**What the task asks:** Give the data below again exactly as written, without its pictures.
-- START OF Data extract --
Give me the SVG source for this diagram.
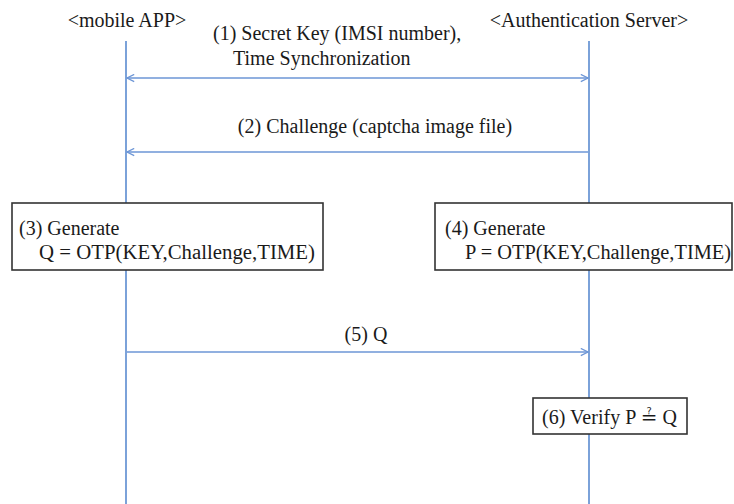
<svg xmlns="http://www.w3.org/2000/svg" width="734" height="504" viewBox="0 0 734 504">
<style>
text{font-family:"Liberation Serif","Times New Roman","DejaVu Serif",serif;font-size:20px;fill:#1a1a1a}
.life{stroke:#5b8bd0;stroke-width:1.6;fill:none}
.msg{stroke:#6d96d6;stroke-width:1.4;fill:none}
.box{fill:#fff;stroke:#333;stroke-width:1.6}
.sym{font-family:"DejaVu Serif","DejaVu Sans",serif}
</style>
<defs>
<marker id="ah" viewBox="0 0 10 10" refX="9" refY="5" markerWidth="9" markerHeight="9" markerUnits="userSpaceOnUse" orient="auto-start-reverse">
<path d="M1,1 L9,5 L1,9" fill="none" stroke="#6d96d6" stroke-width="1.4"/>
</marker>
</defs>
<g id="mobile-app">
<text x="127" y="27" text-anchor="middle">&lt;mobile APP&gt;</text>
<line class="life" x1="126" y1="41" x2="126" y2="504"/>
</g>
<g id="auth-server">
<text x="589" y="27" text-anchor="middle">&lt;Authentication Server&gt;</text>
<line class="life" x1="589" y1="41" x2="589" y2="504"/>
</g>
<g id="connectors">
<line class="msg" x1="127" y1="78" x2="588" y2="78" marker-start="url(#ah)" marker-end="url(#ah)"/>
<text x="213" y="40">(1) Secret Key (IMSI number),</text>
<text x="233" y="65">Time Synchronization</text>
<line class="msg" x1="588" y1="152" x2="127" y2="152" marker-end="url(#ah)"/>
<text x="375" y="133" text-anchor="middle">(2) Challenge (captcha image file)</text>
<line class="msg" x1="127" y1="352" x2="588" y2="352" marker-end="url(#ah)"/>
<text x="366" y="341" text-anchor="middle">(5) Q</text>
</g>
<g id="step3">
<rect class="box" x="12" y="203" width="311" height="67"/>
<text x="19" y="235">(3) Generate</text>
<text x="39" y="259" textLength="276" lengthAdjust="spacingAndGlyphs">Q = OTP(KEY,Challenge,TIME)</text>
</g>
<g id="step4">
<rect class="box" x="435" y="203" width="297" height="67"/>
<text x="445" y="235">(4) Generate</text>
<text x="465" y="259" textLength="266" lengthAdjust="spacingAndGlyphs">P = OTP(KEY,Challenge,TIME)</text>
</g>
<g id="step6">
<rect class="box" x="533" y="398" width="154" height="36"/>
<text x="542" y="424" textLength="135" lengthAdjust="spacing">(6) Verify P <tspan class="sym">≟</tspan> Q</text>
</g>
</svg>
-- END OF Data extract --
**The reply:**
Give me the SVG source for this diagram.
<svg xmlns="http://www.w3.org/2000/svg" width="734" height="504" viewBox="0 0 734 504">
<style>
text{font-family:"Liberation Serif","Times New Roman","DejaVu Serif",serif;font-size:20px;fill:#1a1a1a}
.life{stroke:#5b8bd0;stroke-width:1.6;fill:none}
.msg{stroke:#6d96d6;stroke-width:1.4;fill:none}
.box{fill:#fff;stroke:#333;stroke-width:1.6}
.sym{font-family:"DejaVu Serif","DejaVu Sans",serif}
</style>
<defs>
<marker id="ah" viewBox="0 0 10 10" refX="9" refY="5" markerWidth="9" markerHeight="9" markerUnits="userSpaceOnUse" orient="auto-start-reverse">
<path d="M1,1 L9,5 L1,9" fill="none" stroke="#6d96d6" stroke-width="1.4"/>
</marker>
</defs>
<g id="mobile-app">
<text x="127" y="27" text-anchor="middle">&lt;mobile APP&gt;</text>
<line class="life" x1="126" y1="41" x2="126" y2="504"/>
</g>
<g id="auth-server">
<text x="589" y="27" text-anchor="middle">&lt;Authentication Server&gt;</text>
<line class="life" x1="589" y1="41" x2="589" y2="504"/>
</g>
<g id="connectors">
<line class="msg" x1="127" y1="78" x2="588" y2="78" marker-start="url(#ah)" marker-end="url(#ah)"/>
<text x="213" y="40">(1) Secret Key (IMSI number),</text>
<text x="233" y="65">Time Synchronization</text>
<line class="msg" x1="588" y1="152" x2="127" y2="152" marker-end="url(#ah)"/>
<text x="375" y="133" text-anchor="middle">(2) Challenge (captcha image file)</text>
<line class="msg" x1="127" y1="352" x2="588" y2="352" marker-end="url(#ah)"/>
<text x="366" y="341" text-anchor="middle">(5) Q</text>
</g>
<g id="step3">
<rect class="box" x="12" y="203" width="311" height="67"/>
<text x="19" y="235">(3) Generate</text>
<text x="39" y="259" textLength="276" lengthAdjust="spacingAndGlyphs">Q = OTP(KEY,Challenge,TIME)</text>
</g>
<g id="step4">
<rect class="box" x="435" y="203" width="297" height="67"/>
<text x="445" y="235">(4) Generate</text>
<text x="465" y="259" textLength="266" lengthAdjust="spacingAndGlyphs">P = OTP(KEY,Challenge,TIME)</text>
</g>
<g id="step6">
<rect class="box" x="533" y="398" width="154" height="36"/>
<text x="542" y="424" textLength="135" lengthAdjust="spacing">(6) Verify P <tspan class="sym">≟</tspan> Q</text>
</g>
</svg>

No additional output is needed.